By Heshmat Alavi
The Iranian regime was dealt a significant blow as former president and senior cleric Ali Akbar Hashemi Rafsanjani died of a heart attack on Sunday, January 8, at the age of 82.
Known for his influential role in shaping the regime’s politics following the 1979 revolution, Rafsanjani will leave a power vacuum in his wake as he dies less than four months prior to crucial presidential elections.
During the past 38 years Rafsanjani maintained a top role in the regime’s measures of domestic crackdown, export of terrorism and extremism abroad, and pioneering Iran’s effort to obtain nuclear weapons through a clandestine program.
“The death of Rafsanjani, one of the pillars of the religious fascism ruling Iran and its balance factor collapsed, and the regime in its entirety is closer now to its overthrow,” said Iranian opposition leader Maryam Rajavi, President of the National Council of Resistance of Iran.
Following the Iran-Iraq War of the 1980s, during which he served as Parliament Speaker and deputy commander of armed forces, Rafsanjani became president from 1989 to 1997. After eight years of the so-called “reformist” Mohammad Khatami’s presidency, Rafsanjani tried to run for office again in 2005, but fell short to firebrand Mahmoud Ahmadinejad.
More recently Rafsanjani has been known for his fierce rivalry with Iranian Supreme Leader Ali Khamenei and mentoring the so-called “moderate” Iranian President Hassan Rowhani.
There is no doubt Rafsanjani was part and parcel to the religious establishment in Iran, especially considering his close ties to the regime founder Ruhollah Khomeini, who died in 1989. However, the pro-appeasement camp in the West believed him to be a “pragmatic conservative” willing to mend fences with the outside world, especially the US.
The Expediency Council
While Rafsanjani’s power had waned considerably in recent years, his last post was head of the Expediency Council, a body assigned to apparently resolve conflicts between the regime’s parliament (Majlis) and the Guardian Council. The latter is an ultra-conservative entity with close links to Khamenei, known mainly for vetting all candidates based on their loyalty to the establishment before any so-called elections.
Rafsanjani again sought to participate in the 2013 elections as a “reformist” candidate, only to be disqualified by the Guardian Council. Angered at being spurned, Rafsanjani responded by denouncing the measure as ignorant.
In line with his jockeying with the regime’s Supreme Leader, Rafsanjani decided to place his weight behind Rowhani after the latter assumed power as president in 2013.

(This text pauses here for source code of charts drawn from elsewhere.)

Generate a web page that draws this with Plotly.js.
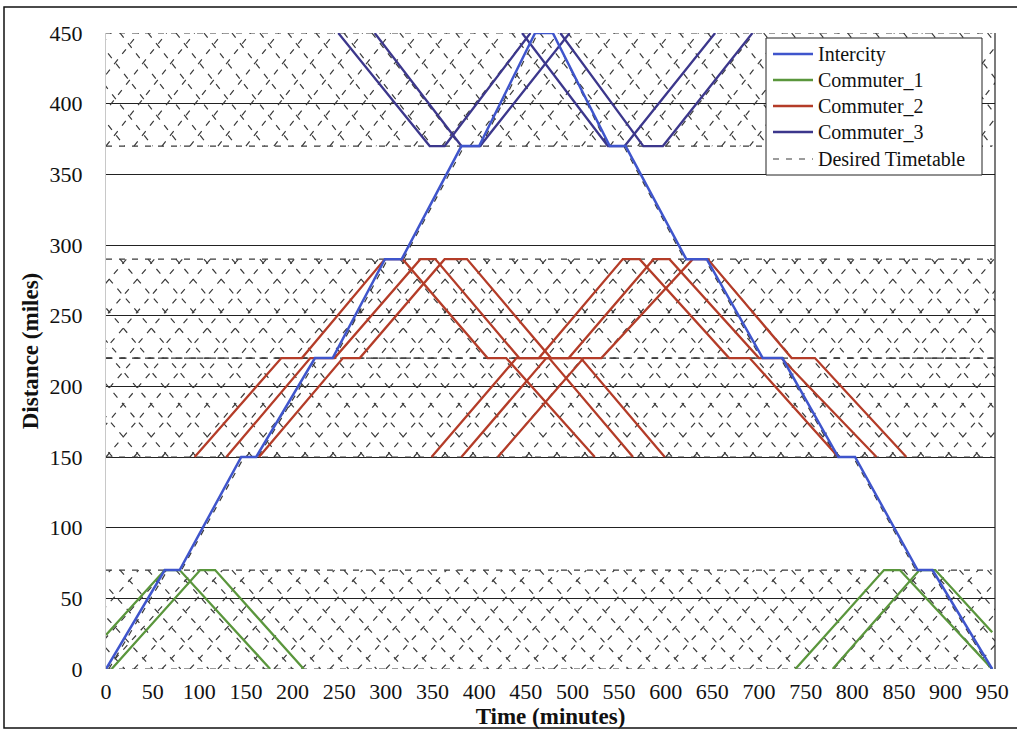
<!DOCTYPE html>
<html>
<head>
<meta charset="utf-8">
<script src="https://cdn.plot.ly/plotly-3.0.1.min.js"></script>
<style>html,body{margin:0;padding:0;background:#fff;}#chart{width:1017px;height:732px;}</style>
</head>
<body>
<div id="chart"></div>
<script>
// ---------------- data ----------------
const xTicks = [0,50,100,150,200,250,300,350,400,450,500,550,600,650,700,750,800,850,900,950];
const yTicks = [0,50,100,150,200,250,300,350,400,450];

// Intercity (time in minutes, distance in miles)
const icTime = [0,63,79,145,161,224,243,299,317,381,400,460,479,540,557,622,644,704,725,785,803,870,886,950];
const icDist = [0,70,70,150,150,220,220,290,290,370,370,450,450,370,370,290,290,220,220,150,150,70,70,0];

// Commuter_1 trips
const c1Time = [[0,63,79,176],[6,101,117,212],[739,834,851,950],[779,872,889,950]];
const c1Dist = [[24,70,70,0],[0,70,70,0],[0,70,70,0],[0,70,70,26]];

// Commuter_2 trips
const c2Time = [
  [95,188,210,299,318,409,429,524],
  [129,219,245,337,353,443,475,565],
  [164,254,272,363,387,477,509,599],
  [349,440,464,554,572,668,690,785],
  [381,472,496,587,604,700,724,826],
  [420,512,531,629,645,735,760,858]
];
const c2Dist = [150,220,220,290,290,220,220,150];

// Commuter_3 trips
const c3Time = [[249,347,363,455],[288,381,401,497],[446,538,556,653],[487,576,597,693]];
const c3Dist = [450,370,370,450];

// Desired timetable
const icDesiredTime = [3,66,81,148,163,227,245,302,319,384,402,463,479,538,555,620,642,702,723,783,801,868,884,948];
const zoneBottom = [0,150,370];
const zoneMid    = [null,220,null];
const zoneTop    = [70,290,450];
const zoneLegTime = [95,91,95];
const zoneMidDwell = [0,20,0];
const desiredUpDepart = [-210,-180,-150,-120,-90,-60,-30,0,30,60,90,120,150,180,210,240,270,300,330,360,390,420,450,480,510,540,570,600,630,660,690,720,750,780,810,840,870,900,930];
const desiredDownDepart = [-195,-165,-135,-105,-75,-45,-15,15,45,75,105,135,165,195,225,255,285,315,345,375,405,435,465,495,525,555,585,615,645,675,705,735,765,795,825,855,885,915,945];
const desiredSpan = [0,950];

// Legend entries
const legendNames = ['Intercity','Commuter_1','Commuter_2','Commuter_3','Desired Timetable'];
const legendColors = ['#3F55CC','#5A963C','#B43C28','#3C378C','#3a3a3a'];

// ---------------- build ----------------
function joinTrips(times, dists, shared) {
  const x = [], y = [];
  times.forEach((t, i) => {
    const d = shared ? dists : dists[i];
    t.forEach((v, k) => { x.push(v); y.push(d[k]); });
    x.push(null); y.push(null);
  });
  return {x, y};
}

const dx = [], dy = [];
function seg(xs, ys) { xs.forEach((v,k)=>{dx.push(v); dy.push(ys[k]);}); dx.push(null); dy.push(null); }
for (let z = 0; z < zoneBottom.length; z++) {
  const b = zoneBottom[z], t = zoneTop[z], m = zoneMid[z];
  const L = zoneLegTime[z], w = zoneMidDwell[z];
  desiredUpDepart.forEach(d0 => {
    if (m === null) seg([d0, d0 + L], [b, t]);
    else seg([d0, d0 + L, d0 + L + w, d0 + 2*L + w], [b, m, m, t]);
  });
  desiredDownDepart.forEach(d0 => {
    if (m === null) seg([d0, d0 + L], [t, b]);
    else seg([d0, d0 + L, d0 + L + w, d0 + 2*L + w], [t, m, m, b]);
  });
  [b, m, t].forEach(lv => { if (lv !== null) seg(desiredSpan, [lv, lv]); });
}
seg(icDesiredTime, icDist);

const c1 = joinTrips(c1Time, c1Dist, false);
const c2 = joinTrips(c2Time, c2Dist, true);
const c3 = joinTrips(c3Time, c3Dist, true);

const dashStyle = '6px,7px';
const traces = [
  {x: dx, y: dy, mode: 'lines', name: legendNames[4],
   line: {color: legendColors[4], width: 1.2, dash: dashStyle}, connectgaps: false},
  {x: c1.x, y: c1.y, mode: 'lines', name: legendNames[1],
   line: {color: legendColors[1], width: 2.3}, connectgaps: false},
  {x: c2.x, y: c2.y, mode: 'lines', name: legendNames[2],
   line: {color: legendColors[2], width: 2.3}, connectgaps: false},
  {x: c3.x, y: c3.y, mode: 'lines', name: legendNames[3],
   line: {color: legendColors[3], width: 2.3}, connectgaps: false},
  {x: icTime, y: icDist, mode: 'lines', name: legendNames[0],
   line: {color: legendColors[0], width: 2.5}}
];

// ---------------- layout ----------------
const W = 1017, H = 732, M = {l: 106, r: 22, t: 33, b: 63};
const PW = W - M.l - M.r, PH = H - M.t - M.b;
const px2x = px => (px - M.l) / PW;
const py2y = py => (H - M.b - py) / PH;

const serif = 'Liberation Serif, Times New Roman, serif';
const shapes = [
  {type: 'line', xref: 'paper', yref: 'paper', x0: 1, x1: 1, y0: 0, y1: 1,
   line: {color: '#222', width: 1.2}},
  {type: 'rect', xref: 'paper', yref: 'paper', x0: px2x(4), x1: px2x(1030), y0: py2y(728), y1: py2y(7),
   line: {color: '#111', width: 1.5}, fillcolor: 'rgba(0,0,0,0)'},
  // legend box
  {type: 'rect', xref: 'paper', yref: 'paper', x0: px2x(766), x1: px2x(982), y0: py2y(175), y1: py2y(38),
   line: {color: '#222', width: 1}, fillcolor: '#ffffff', layer: 'above'}
];
const annotations = [];
const rowY = [54, 80, 106, 132, 159];
legendNames.forEach((nm, i) => {
  shapes.push({type: 'line', xref: 'paper', yref: 'paper', x0: px2x(773), x1: px2x(813),
    y0: py2y(rowY[i]), y1: py2y(rowY[i]), layer: 'above',
    line: {color: legendColors[i], width: i === 4 ? 1.2 : 2.5, dash: i === 4 ? dashStyle : 'solid'}});
  annotations.push({xref: 'paper', yref: 'paper', x: px2x(816), y: py2y(rowY[i]),
    xanchor: 'left', yanchor: 'middle', showarrow: false, text: nm,
    font: {family: serif, size: 20, color: '#111'}});
});

const layout = {
  width: W, height: H,
  margin: M,
  paper_bgcolor: '#ffffff', plot_bgcolor: '#ffffff',
  font: {family: serif, color: '#111', size: 20},
  showlegend: false,
  xaxis: {
    range: [0, 953], tickvals: xTicks, ticktext: xTicks.map(String),
    showgrid: false, zeroline: false, showline: false, ticks: '',
    ticklabelstandoff: 7,
    tickfont: {family: serif, size: 22, color: '#111'},
    title: {text: '<b>Time (minutes)</b>', font: {family: serif, size: 23, color: '#111'}, standoff: 4}
  },
  yaxis: {
    range: [0, 450], tickvals: yTicks, ticktext: yTicks.map(String),
    showgrid: true, gridcolor: '#222', gridwidth: 1, zeroline: false,
    showline: true, linecolor: '#c8c8c8', linewidth: 1, ticks: '',
    ticklabelstandoff: 18,
    tickfont: {family: serif, size: 22, color: '#111'},
    title: {text: '<b>Distance (miles)</b>', font: {family: serif, size: 23, color: '#111'}, standoff: 4}
  },
  shapes: shapes,
  annotations: annotations
};

Plotly.newPlot('chart', traces, layout, {staticPlot: true, displayModeBar: false});
</script>
</body>
</html>
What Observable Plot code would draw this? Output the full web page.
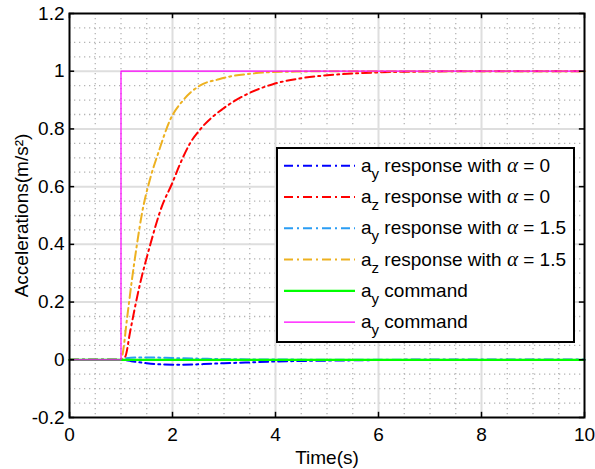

Parallel to his political endeavors, Rafsanjani also used his position to carve himself and his family an economic empire from the country’s institutions and natural resources in the past decades.
The family empire
“One brother headed the country’s largest copper mine; another took control of the state-owned TV network; a brother-in-law became governor of Kerman province, while a cousin runs an outfit that dominates Iran’s $400 million pistachio export business; a nephew and one of Rafsanjani’s sons took key positions in the Ministry of Oil; another son heads the Tehran Metro construction project (an estimated $700 million spent so far),” states a 2003 Forbes analysis.
The report also alludes to the billions cached in Swiss and Luxembourg bank accounts by the Rafsanjanis. Despite portraying himself as an adequate broker to the West, Rafsanjani was on par with his “hardline” counterparts in suppressing dissidents, namely members and supporters of the People’s Mojahedin Organization of Iran (PMOI/MEK), the main opposition group that first blew the whistle on Iran’s clandestine nuclear weapons program.
“Four rulings are a must for the [PMOI]: 1- Be killed. 2- Be hanged. 3- Arms and legs be amputated. 4- Be separated from society,” Rafsanjani said back in 1981. He also played a presiding role in the 1988 massacre of over 30,000 political prisoners.
During his tenure as president, Rafsanjani is said to have directed numerous assassinations of dissidents abroad, including renowned human rights advocated Dr. Kazem Rajavi, former Iranian ambassador to Italy Mohammad Hossein Naghdi and Iranian Kurdish leader Abdulrahman Ghassemlou.
Rafsanjani has also been indicted for his role in the 1994 AMIA bombing in Buenos Aires that left 85 killed and hundreds wounded.
Rafsanjani has through four decades of mullahs’ rule in Iran played the role of the regime’s No. 2 figure and a balancing element, always securing the regime’s higher interests. His death will significantly weaken the mullahs’ regime in its entirety and will trigger major upheavals across the regime’s hierarchy.
If past is any indication, the mullahs will most likely resort to further violence and the export of terrorism and extremism to prevent this newest crisis from spiraling out of control.